Telight

Telight
July 20, 2023 All Testimonials

Emmanouela Filippidi

Emmanouela Filippidi holds a B.S. in Engineering (Biomedical Engineering) from Harvard University (2005) and an M.S. in Biomedical Engineering from Boston University (2007). She completed her Ph.D. in (Soft Matter) Physics at New York University in 2014, focusing on colloidal organization. After a postdoc at the University of California, Santa Barbara, researching mussel adhesion and polymer networks, she moved to Europe for a shared postdoc at Max Planck Institute of Molecular Cell Biology and Genetics, studying peptide phase separation. In 2020, she joined the University of Crete’s Department of Materials Science and Technology as an Assistant Professor.

Current research

My current research lies in Phase separation of proteins, dynamics of phase-separated phases, solid polymer networks and expression of new proteins. One of her recent publications focuses on the toughness of elastomers.

What do you find the most fascinating about your research?

That every day is different, and many tools and techniques either commercial or homemade appear that could answer questions we have and that could previously not have been answered.

Could you describe your experience using Q-Phase?
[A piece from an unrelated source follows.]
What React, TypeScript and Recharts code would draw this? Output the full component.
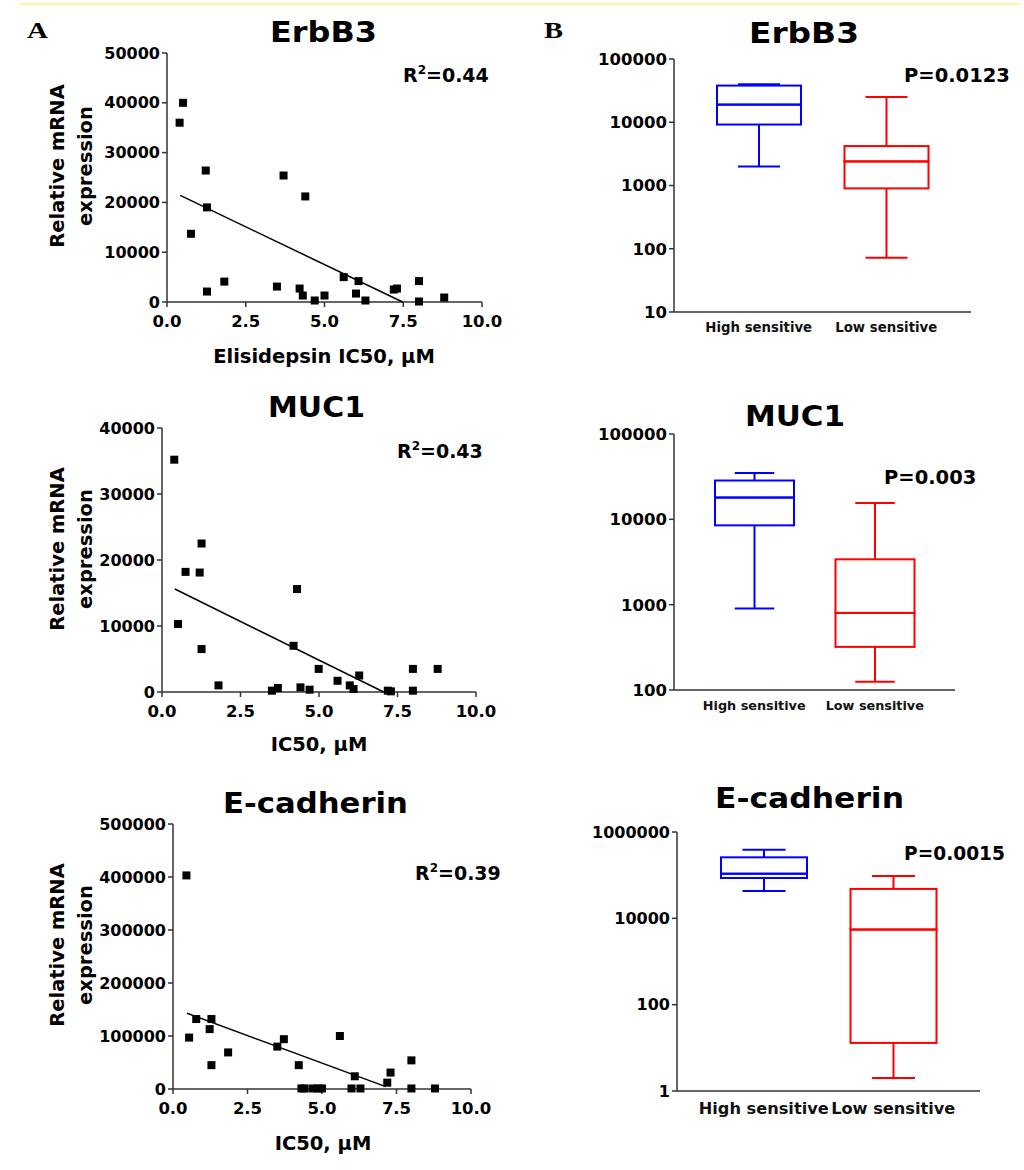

Excellent, user-friendly software. Was great to attend the workshop in Brno and need to find time to delve into the info behind the science, so I can make more intelligent use of the Q-Phase. Colleagues from physics are already finding ways to test some of their non-cellular samples and find that Q-Phase is measuring refractive index with more accuracy and faster than they could have measured with their personally developed techniques. I am trying to have an internal standard of known refractive index to use with my samples, so that I can have absolute measures of refractive index as opposed to relative, and will not have to rely on thickness assumptions.
Would be nice to have more fluorescent cubes/lines as biologists seem eager to have many different intracellular fluorophores.